OSHA's Multiemployer Citation Policy: A Changing Landscape
Effective June 1, 2017, the Occupational Safety and Health Review Commission (the federal agency that reviews Occupational Safety and Health Administration safety violation cases) adopted the decision by one of its administrative law judges in a significant case for the construction industry.
In Secretary of Labor v. Hensel Phelps Construction Co., Docket No. 15-1638 (June 1, 2017), the Review Commission held that OSHA was barred from citing a general construction contractor under the Occupational Safety and Health Act of 1970 for an alleged safety violation as to which the general contractor’s own employees were not exposed. The alleged violation took place on a construction site in Austin, Texas. This ruling has immediate implications for construction employers in Texas, Louisiana and Mississippi, and could preview a split among federal circuit courts of appeal regarding the secretary of labor’s enforcement powers under the OSH Act.
For decades, OSHA has cited employers for safety violations under what is referred to as the “controlling employer” doctrine. For purposes of that doctrine, the secretary of labor has interpreted the OSH Act to allow OSHA to cite multiple employers for an individual safety violation regardless of who employs the workers that were exposed to the cited hazard. The most common situation in which this doctrine is applied occurs when OSHA cites a general construction contractor for a safety hazard created by a subcontractor. For OSHA, liability is not limited to only those employers who created the hazard and/or exposed their own employees to it. OSHA also considers it important to consider citing the employers who “control” the place of work and thus, might reasonably have been expected to remedy the hazardous situation regardless of whether their own workers were exposed to the cited hazard.
Notwithstanding, since the 1981 ruling in Melerine v. Avondale Shipyards Inc., 659 F.2d 706 (5th Cir. 1981), it has been law in the 5th Circuit that protection under the OSH Act extends only to an employer’s own employees. Under this interpretation of the OSH Act, an employer who does not expose its own employees to hazard may not be cited for the safety violation. This view, of course, is squarely at odds with the secretary of labor’s “controlling employer” doctrine and OSHA’s multiemployer citation policy" (1999), which ostensibly allows OSHA to cite a controlling employer regardless of who the exposed employees work for.
In the Hensel Phelps Construction Co. case, the employees who were exposed to the alleged safety hazard worked for a subcontractor.

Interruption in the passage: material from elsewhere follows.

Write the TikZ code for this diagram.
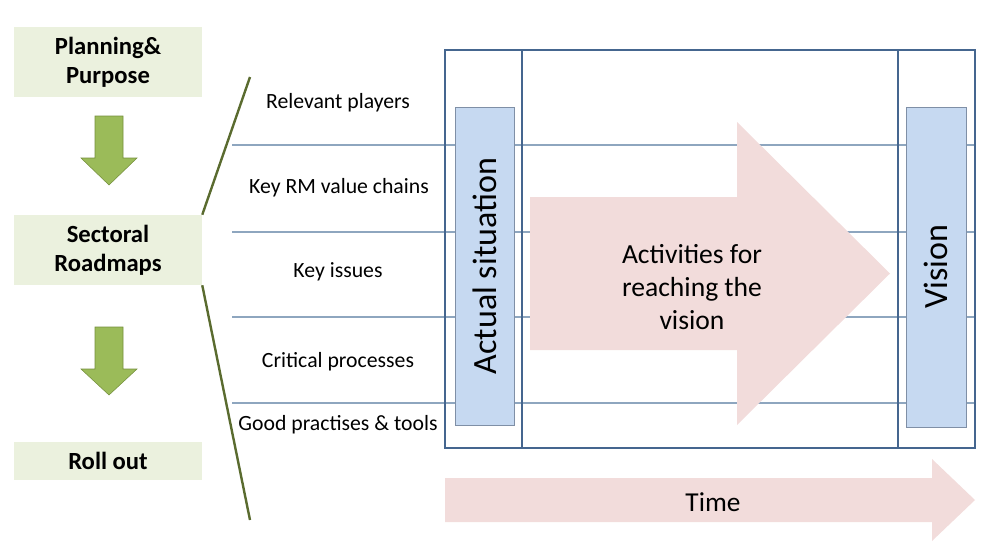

OSHA believed, however, that it should cite the general construction contractor because of its arguably controlling employer status. After being cited, the general construction contractor contested the safety citation by pointing out, among other things, that it did not employ the exposed workers and thus, could not be found liable for the cited violation under Avondale Shipyards. After taking evidence and considering the parties’ briefs, the administrative law judge granted the general construction contractor’s summary judgment motion, and dismissed the safety violation citation that OSHA had issued.
The secretary of labor thereafter sought discretionary review of the administrative law judge’s ruling, but the Review Commission denied that request and adopted the judge’s decision as the final agency order in the case. By doing so, the Review Commission found that the case was governed by Avondale Shipyards regardless of views by other circuit courts of appeal and even the Review Commission’s own prior rulings. This was because the law as interpreted by the 5th Circuit was controlling, since that was the federal appellate jurisdiction in which any review of the agency’s final order would be heard.
How does this ruling change the safety compliance landscape and application of OSHA’s multiemployer citation policy on a going forward basis?
This decision by the OSH Review Commission reopens a debate concerning the reach of OSHA’s “controlling employer” doctrine that began in the 1970’s, but has never been fully resolved. Because this ruling may affect many construction projects in Texas, Louisiana and Mississippi (the states within the 5th Circuit), the secretary of labor may decide to appeal it to the 5th Circuit. If the secretary of labor does so, the appeals court will determine whether its view has changed since Avondale Shipyards, or whether it still interprets the OSH Act’s protections to extend only to an employer’s own employees.
On the other hand, should the secretary of labor decide not to appeal this ruling, then nonexposing employers in Texas, Louisiana and Mississippi who are cited by OSHA for “controlling employer” safety violations may have a “new” defense to raise when contesting safety violation citations arising out of OSHA’s multiemployer citation policy.